● DATA EXTRACT
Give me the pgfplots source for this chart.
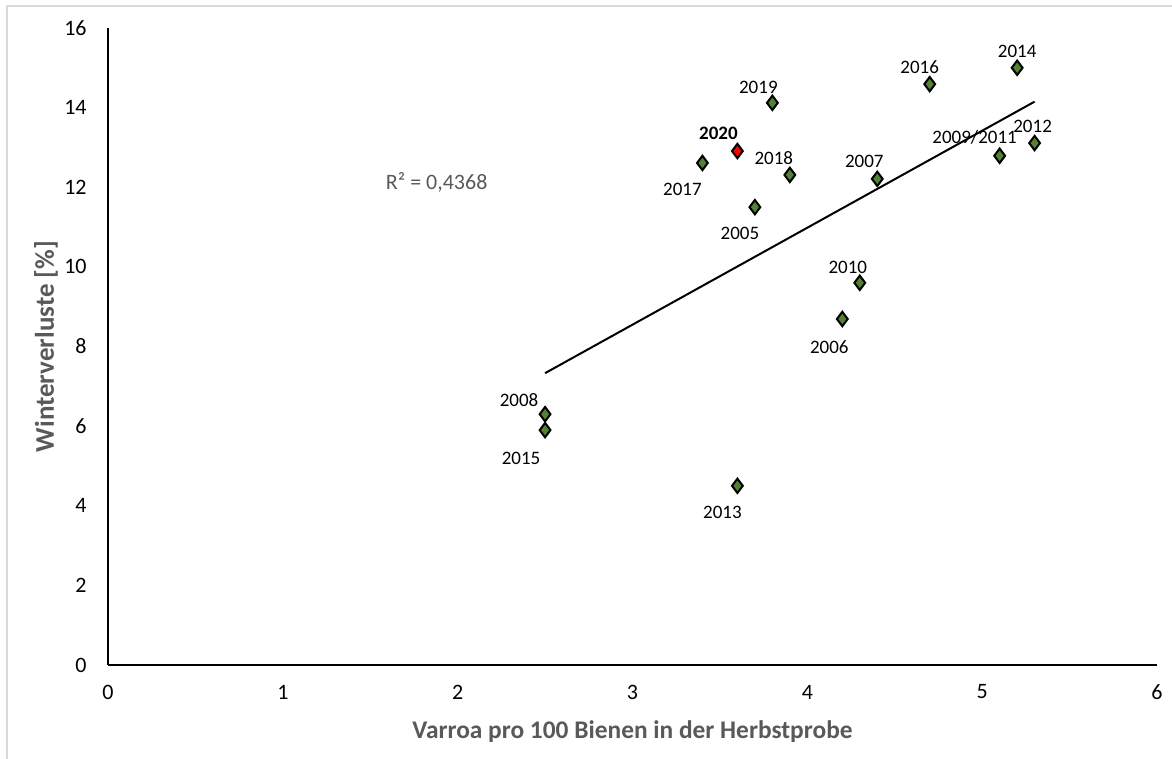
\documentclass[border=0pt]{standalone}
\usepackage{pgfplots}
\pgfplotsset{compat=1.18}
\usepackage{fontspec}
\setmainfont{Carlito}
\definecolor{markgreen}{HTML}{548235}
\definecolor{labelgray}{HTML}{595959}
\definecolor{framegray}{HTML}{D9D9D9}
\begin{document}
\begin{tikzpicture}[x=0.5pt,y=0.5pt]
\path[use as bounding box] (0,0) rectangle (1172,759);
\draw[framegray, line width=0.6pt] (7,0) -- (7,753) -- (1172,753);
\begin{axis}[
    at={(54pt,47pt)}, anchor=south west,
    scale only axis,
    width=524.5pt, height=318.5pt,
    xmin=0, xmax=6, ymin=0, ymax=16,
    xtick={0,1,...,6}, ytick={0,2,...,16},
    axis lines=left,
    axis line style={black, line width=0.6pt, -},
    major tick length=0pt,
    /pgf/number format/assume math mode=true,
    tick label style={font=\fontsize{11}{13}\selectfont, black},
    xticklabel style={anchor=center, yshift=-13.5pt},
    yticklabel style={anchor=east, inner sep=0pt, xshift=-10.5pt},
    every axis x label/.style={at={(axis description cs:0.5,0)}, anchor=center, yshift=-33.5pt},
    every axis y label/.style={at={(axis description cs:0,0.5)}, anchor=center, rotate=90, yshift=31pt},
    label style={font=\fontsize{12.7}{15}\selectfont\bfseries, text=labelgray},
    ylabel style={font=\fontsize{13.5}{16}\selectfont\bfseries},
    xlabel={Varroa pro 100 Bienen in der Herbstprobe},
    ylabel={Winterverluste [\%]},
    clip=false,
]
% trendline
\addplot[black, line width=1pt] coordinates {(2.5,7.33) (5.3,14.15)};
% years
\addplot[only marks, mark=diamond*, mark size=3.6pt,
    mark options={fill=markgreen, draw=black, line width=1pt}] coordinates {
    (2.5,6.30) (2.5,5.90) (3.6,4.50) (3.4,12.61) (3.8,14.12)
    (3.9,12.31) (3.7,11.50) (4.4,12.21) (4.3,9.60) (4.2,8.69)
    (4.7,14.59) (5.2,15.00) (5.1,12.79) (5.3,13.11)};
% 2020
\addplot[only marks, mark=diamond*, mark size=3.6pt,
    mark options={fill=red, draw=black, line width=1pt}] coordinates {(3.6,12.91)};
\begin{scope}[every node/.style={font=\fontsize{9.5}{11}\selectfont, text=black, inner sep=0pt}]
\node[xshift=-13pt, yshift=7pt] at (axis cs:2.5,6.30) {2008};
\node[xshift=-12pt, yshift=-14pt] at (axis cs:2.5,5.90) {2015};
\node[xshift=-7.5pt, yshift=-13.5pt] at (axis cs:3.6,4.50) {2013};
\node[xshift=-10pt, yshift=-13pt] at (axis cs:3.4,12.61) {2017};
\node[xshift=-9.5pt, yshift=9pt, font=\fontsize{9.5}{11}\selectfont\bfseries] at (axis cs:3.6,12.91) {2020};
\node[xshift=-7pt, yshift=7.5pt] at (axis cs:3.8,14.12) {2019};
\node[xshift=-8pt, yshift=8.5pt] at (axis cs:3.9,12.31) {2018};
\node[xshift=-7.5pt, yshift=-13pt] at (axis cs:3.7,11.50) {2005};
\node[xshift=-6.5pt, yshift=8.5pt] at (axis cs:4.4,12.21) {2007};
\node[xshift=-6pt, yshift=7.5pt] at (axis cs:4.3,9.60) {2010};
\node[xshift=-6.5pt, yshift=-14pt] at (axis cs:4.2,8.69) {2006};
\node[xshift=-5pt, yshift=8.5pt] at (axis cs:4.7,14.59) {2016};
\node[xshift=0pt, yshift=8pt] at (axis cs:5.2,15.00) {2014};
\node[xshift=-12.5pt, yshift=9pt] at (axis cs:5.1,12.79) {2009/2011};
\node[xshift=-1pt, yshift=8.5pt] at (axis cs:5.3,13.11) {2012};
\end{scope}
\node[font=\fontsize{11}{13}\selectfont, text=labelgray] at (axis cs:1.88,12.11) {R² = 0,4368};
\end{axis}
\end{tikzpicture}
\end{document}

● PROBLEM TO SOLVE
Give back the whole listing as it stands, minus its pictures.

● PROBLEM SOLUTION
Give me the pgfplots source for this chart.
\documentclass[border=0pt]{standalone}
\usepackage{pgfplots}
\pgfplotsset{compat=1.18}
\usepackage{fontspec}
\setmainfont{Carlito}
\definecolor{markgreen}{HTML}{548235}
\definecolor{labelgray}{HTML}{595959}
\definecolor{framegray}{HTML}{D9D9D9}
\begin{document}
\begin{tikzpicture}[x=0.5pt,y=0.5pt]
\path[use as bounding box] (0,0) rectangle (1172,759);
\draw[framegray, line width=0.6pt] (7,0) -- (7,753) -- (1172,753);
\begin{axis}[
    at={(54pt,47pt)}, anchor=south west,
    scale only axis,
    width=524.5pt, height=318.5pt,
    xmin=0, xmax=6, ymin=0, ymax=16,
    xtick={0,1,...,6}, ytick={0,2,...,16},
    axis lines=left,
    axis line style={black, line width=0.6pt, -},
    major tick length=0pt,
    /pgf/number format/assume math mode=true,
    tick label style={font=\fontsize{11}{13}\selectfont, black},
    xticklabel style={anchor=center, yshift=-13.5pt},
    yticklabel style={anchor=east, inner sep=0pt, xshift=-10.5pt},
    every axis x label/.style={at={(axis description cs:0.5,0)}, anchor=center, yshift=-33.5pt},
    every axis y label/.style={at={(axis description cs:0,0.5)}, anchor=center, rotate=90, yshift=31pt},
    label style={font=\fontsize{12.7}{15}\selectfont\bfseries, text=labelgray},
    ylabel style={font=\fontsize{13.5}{16}\selectfont\bfseries},
    xlabel={Varroa pro 100 Bienen in der Herbstprobe},
    ylabel={Winterverluste [\%]},
    clip=false,
]
% trendline
\addplot[black, line width=1pt] coordinates {(2.5,7.33) (5.3,14.15)};
% years
\addplot[only marks, mark=diamond*, mark size=3.6pt,
    mark options={fill=markgreen, draw=black, line width=1pt}] coordinates {
    (2.5,6.30) (2.5,5.90) (3.6,4.50) (3.4,12.61) (3.8,14.12)
    (3.9,12.31) (3.7,11.50) (4.4,12.21) (4.3,9.60) (4.2,8.69)
    (4.7,14.59) (5.2,15.00) (5.1,12.79) (5.3,13.11)};
% 2020
\addplot[only marks, mark=diamond*, mark size=3.6pt,
    mark options={fill=red, draw=black, line width=1pt}] coordinates {(3.6,12.91)};
\begin{scope}[every node/.style={font=\fontsize{9.5}{11}\selectfont, text=black, inner sep=0pt}]
\node[xshift=-13pt, yshift=7pt] at (axis cs:2.5,6.30) {2008};
\node[xshift=-12pt, yshift=-14pt] at (axis cs:2.5,5.90) {2015};
\node[xshift=-7.5pt, yshift=-13.5pt] at (axis cs:3.6,4.50) {2013};
\node[xshift=-10pt, yshift=-13pt] at (axis cs:3.4,12.61) {2017};
\node[xshift=-9.5pt, yshift=9pt, font=\fontsize{9.5}{11}\selectfont\bfseries] at (axis cs:3.6,12.91) {2020};
\node[xshift=-7pt, yshift=7.5pt] at (axis cs:3.8,14.12) {2019};
\node[xshift=-8pt, yshift=8.5pt] at (axis cs:3.9,12.31) {2018};
\node[xshift=-7.5pt, yshift=-13pt] at (axis cs:3.7,11.50) {2005};
\node[xshift=-6.5pt, yshift=8.5pt] at (axis cs:4.4,12.21) {2007};
\node[xshift=-6pt, yshift=7.5pt] at (axis cs:4.3,9.60) {2010};
\node[xshift=-6.5pt, yshift=-14pt] at (axis cs:4.2,8.69) {2006};
\node[xshift=-5pt, yshift=8.5pt] at (axis cs:4.7,14.59) {2016};
\node[xshift=0pt, yshift=8pt] at (axis cs:5.2,15.00) {2014};
\node[xshift=-12.5pt, yshift=9pt] at (axis cs:5.1,12.79) {2009/2011};
\node[xshift=-1pt, yshift=8.5pt] at (axis cs:5.3,13.11) {2012};
\end{scope}
\node[font=\fontsize{11}{13}\selectfont, text=labelgray] at (axis cs:1.88,12.11) {R² = 0,4368};
\end{axis}
\end{tikzpicture}
\end{document}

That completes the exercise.